The first thing that a writer has to do when confronted with these doubts is to recognize them for what they are: the common malady of authorial paranoia. Once one is of a frame of mind to belittle these fears, the mind can more easily engage with the project at hand rather than waste its energy in battling and resolving these little self-defeating neuroses. Another helpful tactic is to establish a kind of writing mantra mindset — a state of mild self-hypnosis, if you will, that allows the author to immerse himself or herself completely within the act of writing, to the exclusion of all distractions. This self-hypnosis and immersive state of mind can be engaged in a myriad of ways, depending on one’s own personal preferences. For me, the best way to enter this state is to listen to a familiar song on repeated loop until I enter a state of almost monastic, concentrated reverie. At the peak of this state, not even my phone going off can wrench me from the task at hand. The best way to enter this state, whatever your method, is to consciously determine that for a certain space of time, your writing is your only thought and task and, working from that general decision, choose some background stimulus that reinforces this decision.

The greatest danger during the editing process is, I fear, not anxiety but tedium. I would advise editing in shorter and more concentrated bursts than one employed during the drafting process. I ward tedium away by listening to mild, ambient tracks without vocals (Steve Roach and Michael Stearns are both terrific for this, as are Basinski’s Disintegration Loops), but anything else that helps alleviate the sheer monotony of rewriting and proofreading is helpful.

The final obstacle for every author is, of course, knowing when to let go of your project. Here, the advice of peer readers is immensely helpful. Trust them and take their advice. If they say your story is good, then believe them. Remember: the time that you spend in endless revision is also time taken away from newer, fresher projects that are begging for your attention as well. Don’t let them languish for the sake of a tenuous and perhaps even impossible vision.

In response to The Daily Post’s writing prompt: “Obstacle Course.”
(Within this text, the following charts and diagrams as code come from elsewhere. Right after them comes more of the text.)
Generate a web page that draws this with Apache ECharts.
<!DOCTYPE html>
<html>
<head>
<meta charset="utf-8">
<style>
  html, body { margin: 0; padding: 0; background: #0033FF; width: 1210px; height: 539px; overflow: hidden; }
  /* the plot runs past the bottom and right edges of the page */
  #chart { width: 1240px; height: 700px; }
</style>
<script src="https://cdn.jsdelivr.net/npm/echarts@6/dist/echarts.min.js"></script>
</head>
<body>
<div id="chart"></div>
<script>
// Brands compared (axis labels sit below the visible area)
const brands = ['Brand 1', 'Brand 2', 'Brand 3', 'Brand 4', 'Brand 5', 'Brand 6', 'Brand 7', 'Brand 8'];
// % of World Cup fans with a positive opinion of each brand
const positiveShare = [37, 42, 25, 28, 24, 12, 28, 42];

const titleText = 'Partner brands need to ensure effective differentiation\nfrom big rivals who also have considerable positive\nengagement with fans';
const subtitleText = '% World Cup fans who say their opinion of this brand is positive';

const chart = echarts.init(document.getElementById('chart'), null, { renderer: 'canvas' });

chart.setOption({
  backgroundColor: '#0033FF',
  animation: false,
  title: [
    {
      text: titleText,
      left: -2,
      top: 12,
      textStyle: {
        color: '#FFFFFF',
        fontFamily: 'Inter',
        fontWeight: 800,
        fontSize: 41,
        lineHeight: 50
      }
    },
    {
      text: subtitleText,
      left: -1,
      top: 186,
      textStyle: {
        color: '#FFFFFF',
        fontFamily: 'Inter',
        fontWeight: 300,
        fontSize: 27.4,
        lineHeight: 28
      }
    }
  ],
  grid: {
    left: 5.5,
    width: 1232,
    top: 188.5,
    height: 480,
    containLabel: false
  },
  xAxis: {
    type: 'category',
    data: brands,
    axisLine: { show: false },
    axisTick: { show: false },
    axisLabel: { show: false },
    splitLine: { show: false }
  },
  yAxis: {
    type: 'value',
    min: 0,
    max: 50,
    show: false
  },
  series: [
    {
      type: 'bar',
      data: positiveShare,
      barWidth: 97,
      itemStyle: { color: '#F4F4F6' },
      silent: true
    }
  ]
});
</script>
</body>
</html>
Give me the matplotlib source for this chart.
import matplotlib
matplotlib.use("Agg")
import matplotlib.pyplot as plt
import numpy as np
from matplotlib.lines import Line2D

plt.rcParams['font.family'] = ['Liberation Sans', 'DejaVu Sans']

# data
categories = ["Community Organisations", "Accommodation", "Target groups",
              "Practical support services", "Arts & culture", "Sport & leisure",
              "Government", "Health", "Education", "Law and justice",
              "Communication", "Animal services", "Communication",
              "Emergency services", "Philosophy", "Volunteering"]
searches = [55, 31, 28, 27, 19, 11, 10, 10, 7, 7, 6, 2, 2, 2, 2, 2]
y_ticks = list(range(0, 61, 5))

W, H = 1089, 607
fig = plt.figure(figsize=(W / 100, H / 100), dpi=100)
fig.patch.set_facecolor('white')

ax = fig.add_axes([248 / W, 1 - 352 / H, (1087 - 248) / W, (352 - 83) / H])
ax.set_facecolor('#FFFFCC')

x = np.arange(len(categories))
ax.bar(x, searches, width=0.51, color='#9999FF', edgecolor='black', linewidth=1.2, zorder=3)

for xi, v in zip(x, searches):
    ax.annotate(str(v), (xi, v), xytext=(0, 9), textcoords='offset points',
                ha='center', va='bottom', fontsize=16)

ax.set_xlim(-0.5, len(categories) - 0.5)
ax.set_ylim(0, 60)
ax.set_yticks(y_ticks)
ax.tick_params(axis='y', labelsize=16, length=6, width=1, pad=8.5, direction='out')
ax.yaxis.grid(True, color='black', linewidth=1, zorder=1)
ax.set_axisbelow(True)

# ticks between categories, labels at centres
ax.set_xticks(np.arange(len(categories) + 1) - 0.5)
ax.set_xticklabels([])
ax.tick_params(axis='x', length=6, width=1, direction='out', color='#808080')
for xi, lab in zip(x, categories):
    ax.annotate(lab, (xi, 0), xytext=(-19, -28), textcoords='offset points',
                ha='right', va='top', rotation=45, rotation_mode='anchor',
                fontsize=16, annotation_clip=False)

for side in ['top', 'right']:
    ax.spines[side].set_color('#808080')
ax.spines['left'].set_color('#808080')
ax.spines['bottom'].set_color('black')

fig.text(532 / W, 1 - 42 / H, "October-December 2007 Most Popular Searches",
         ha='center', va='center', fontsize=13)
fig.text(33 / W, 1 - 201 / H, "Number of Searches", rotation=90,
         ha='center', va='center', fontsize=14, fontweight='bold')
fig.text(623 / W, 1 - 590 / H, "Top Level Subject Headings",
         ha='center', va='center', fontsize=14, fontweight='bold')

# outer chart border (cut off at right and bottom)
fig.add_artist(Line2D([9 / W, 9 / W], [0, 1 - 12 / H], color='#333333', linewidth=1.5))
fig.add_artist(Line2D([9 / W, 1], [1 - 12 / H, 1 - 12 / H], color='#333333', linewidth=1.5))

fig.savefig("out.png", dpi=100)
4 responses to Rituals and Obstacles for Authors

  1. T. G. Rivard says:

    Thanks for sharing – I love reading about a writer’s process. I chuckled when I read “the terminus of your editing process which means that either your deadline arrived” I’ve grown to love deadlines.

    And this is very true but I’d never thought of it: “Remember: the time that you spend in endless revision is also time taken away from newer, fresher projects that are begging for your attention as well.”

    Liked by 1 person

    • Colin Harker says:

      Deadlines truly are the best. Also, re: my last paragraph: I’ve found that my problem when it comes to letting go of a project is that I’ll feel as though the project is good enough for *my* enjoyment, but when it finally comes down to sharing it publicly (either publishing it on WordPress, sending something to an agent, or, for my non-fiction, the academic equivalent of that), I often convince myself that I need to do some extra tweaking. Then I just procrastinate on *that*and the work is never shared, period. I’m trying to get out of that habit, though!

      Liked by 1 person

      • T. G. Rivard says:

        I’ve thought a lot about the problem of letting go. If you keep working on it (or don’t get past the outline stage), the story can be this perfect thing in your imagination. Once you put it out there it can be rejected. So, it’s much better to keep it safe in your head 0_o

        Liked by 1 person

      • Colin Harker says:

        That’s why the first two stages are the least anxiety-ridden — because the project is still perfect! I know, it’s a poignant process, for sure!